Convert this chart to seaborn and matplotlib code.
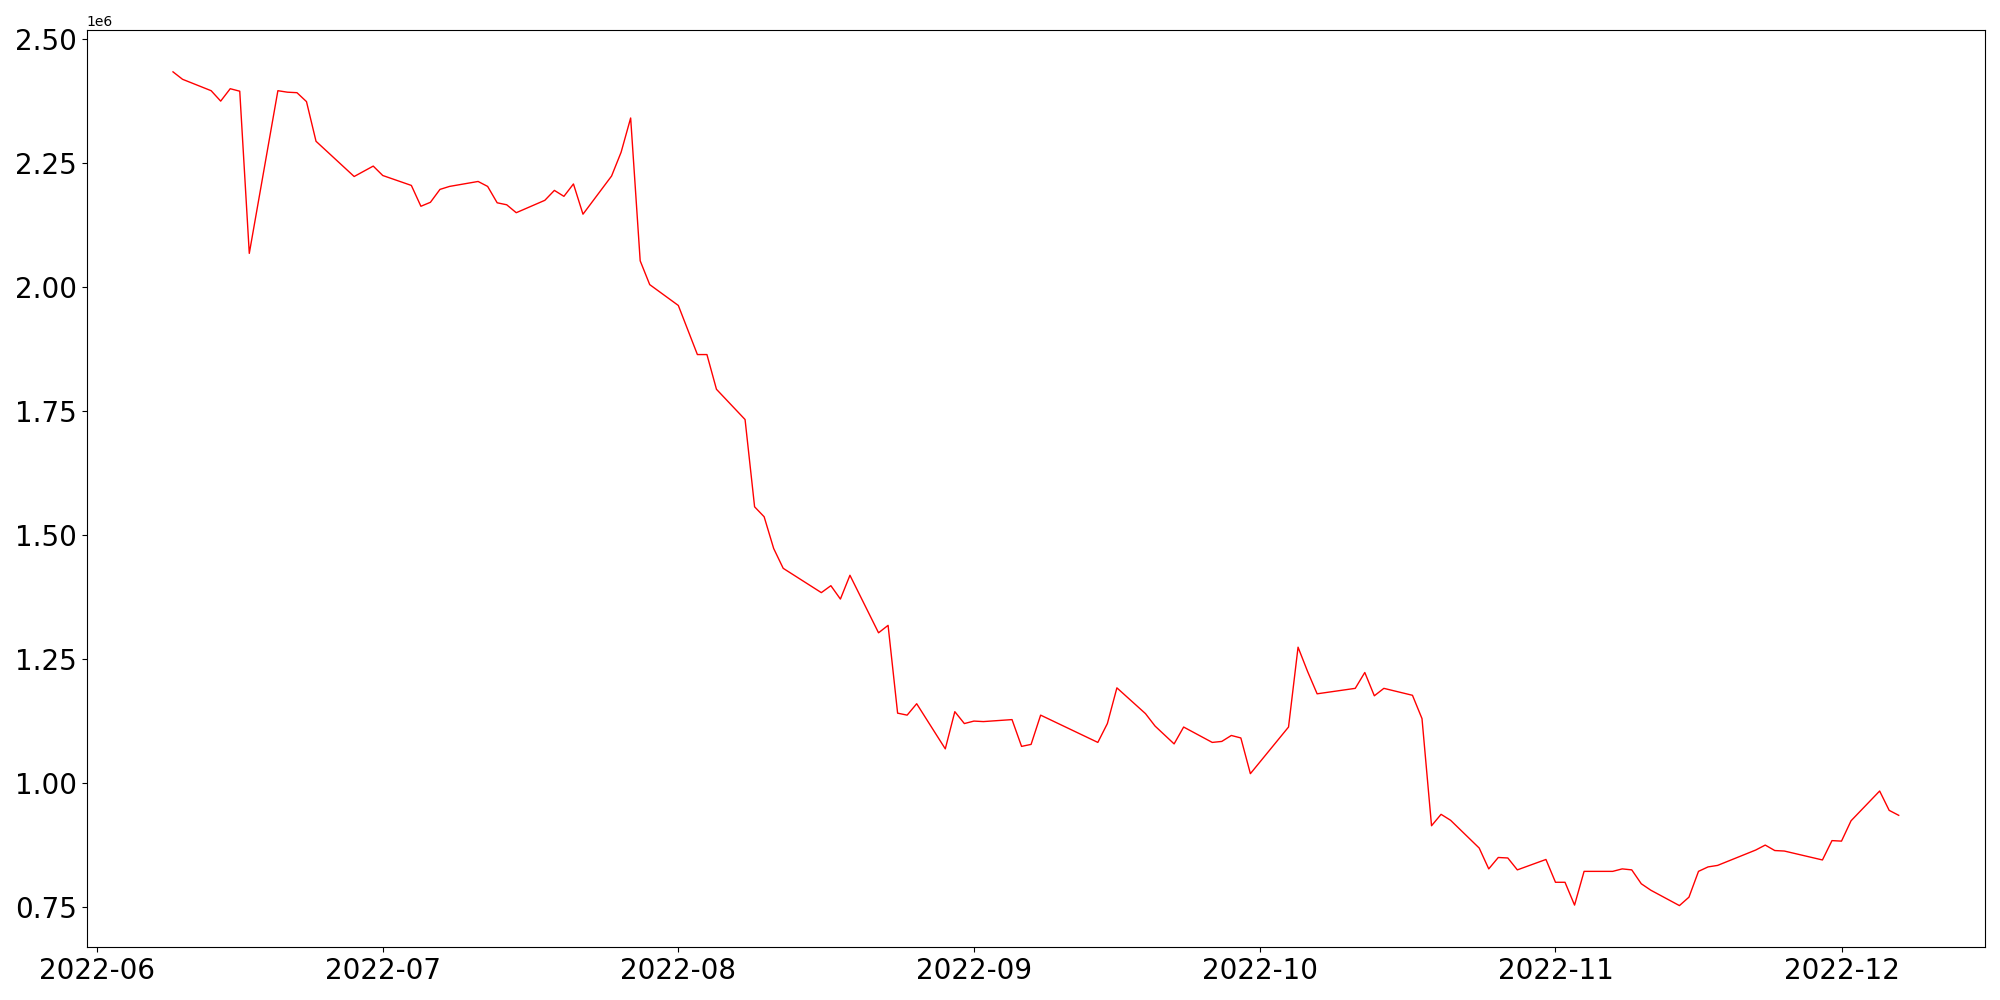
import matplotlib
matplotlib.use("Agg")
import matplotlib.pyplot as plt
import seaborn as sns
import pandas as pd

dates = [
    "2022-06-09", "2022-06-10", "2022-06-13", "2022-06-14", "2022-06-15", "2022-06-16", "2022-06-17",
    "2022-06-20", "2022-06-21", "2022-06-22", "2022-06-23", "2022-06-24", "2022-06-28", "2022-06-30",
    "2022-07-01", "2022-07-04", "2022-07-05", "2022-07-06", "2022-07-07", "2022-07-08",
    "2022-07-11", "2022-07-12", "2022-07-13", "2022-07-14", "2022-07-15",
    "2022-07-18", "2022-07-19", "2022-07-20", "2022-07-21", "2022-07-22",
    "2022-07-25", "2022-07-26", "2022-07-27", "2022-07-28", "2022-07-29",
    "2022-08-01", "2022-08-03", "2022-08-04", "2022-08-05",
    "2022-08-08", "2022-08-09", "2022-08-10", "2022-08-11", "2022-08-12",
    "2022-08-16", "2022-08-17", "2022-08-18", "2022-08-19",
    "2022-08-22", "2022-08-23", "2022-08-24", "2022-08-25", "2022-08-26",
    "2022-08-29", "2022-08-30", "2022-08-31", "2022-09-01", "2022-09-02",
    "2022-09-05", "2022-09-06", "2022-09-07", "2022-09-08",
    "2022-09-14", "2022-09-15", "2022-09-16",
    "2022-09-19", "2022-09-20", "2022-09-22", "2022-09-23",
    "2022-09-26", "2022-09-27", "2022-09-28", "2022-09-29", "2022-09-30",
    "2022-10-04", "2022-10-05", "2022-10-06", "2022-10-07",
    "2022-10-11", "2022-10-12", "2022-10-13", "2022-10-14",
    "2022-10-17", "2022-10-18", "2022-10-19", "2022-10-20", "2022-10-21",
    "2022-10-24", "2022-10-25", "2022-10-26", "2022-10-27", "2022-10-28",
    "2022-10-31", "2022-11-01", "2022-11-02", "2022-11-03", "2022-11-04",
    "2022-11-07", "2022-11-08", "2022-11-09", "2022-11-10", "2022-11-11",
    "2022-11-14", "2022-11-15", "2022-11-16", "2022-11-17", "2022-11-18",
    "2022-11-22", "2022-11-23", "2022-11-24", "2022-11-25",
    "2022-11-29", "2022-11-30", "2022-12-01", "2022-12-02",
    "2022-12-05", "2022-12-06", "2022-12-07",
]

values = [
    2434000, 2419000, 2396000, 2375000, 2400000, 2395000, 2068000,
    2396000, 2393000, 2392000, 2374000, 2294000, 2223000, 2244000,
    2225000, 2205000, 2163000, 2171000, 2197000, 2203000,
    2213000, 2203000, 2170000, 2166000, 2150000,
    2175000, 2195000, 2183000, 2208000, 2147000,
    2224000, 2272000, 2341000, 2053000, 2005000,
    1963000, 1864000, 1864000, 1794000,
    1733000, 1557000, 1537000, 1473000, 1433000,
    1384000, 1398000, 1371000, 1419000,
    1303000, 1318000, 1141000, 1137000, 1160000,
    1069000, 1144000, 1120000, 1125000, 1124000,
    1128000, 1074000, 1078000, 1137000,
    1082000, 1120000, 1192000,
    1140000, 1115000, 1079000, 1113000,
    1082000, 1084000, 1096000, 1091000, 1019000,
    1113000, 1274000, 1225000, 1180000,
    1191000, 1223000, 1176000, 1191000,
    1177000, 1130000, 914000, 937000, 925000,
    869000, 827000, 850000, 849000, 825000,
    846000, 800000, 800000, 754000, 822000,
    822000, 827000, 825000, 797000, 784000,
    753000, 770000, 822000, 831000, 834000,
    865000, 875000, 864000, 863000,
    845000, 884000, 883000, 924000,
    984000, 945000, 935000,
]

df = pd.DataFrame({"date": pd.to_datetime(dates), "value": values})

fig, ax = plt.subplots(figsize=(20, 10), dpi=100)
sns.lineplot(data=df, x="date", y="value", color="red", linewidth=1.0, ax=ax)
ax.set_xlabel("")
ax.set_ylabel("")
ax.tick_params(axis="both", labelsize=20)
fig.tight_layout()
fig.savefig("out.png", dpi=100)
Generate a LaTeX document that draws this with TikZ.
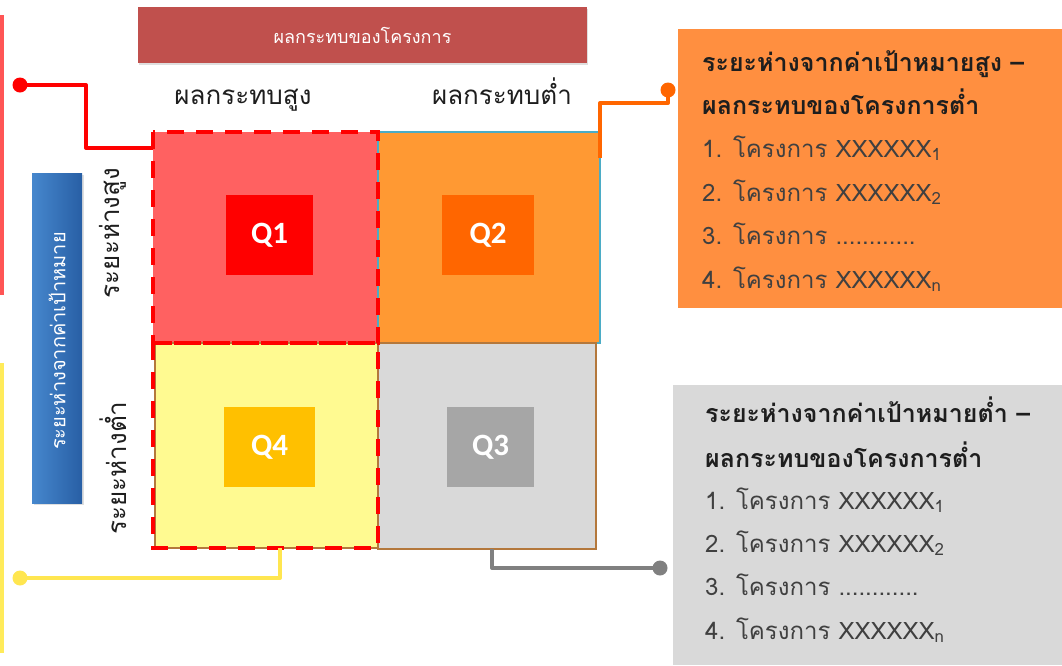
──────
### Instruction
Only the lines from the start of the records to the line with "import pandas as pd" belong in the copy. Print them exactly, minus pictures.

### Task answer
Convert this chart to seaborn and matplotlib code.
import matplotlib
matplotlib.use("Agg")
import matplotlib.pyplot as plt
import seaborn as sns
import pandas as pd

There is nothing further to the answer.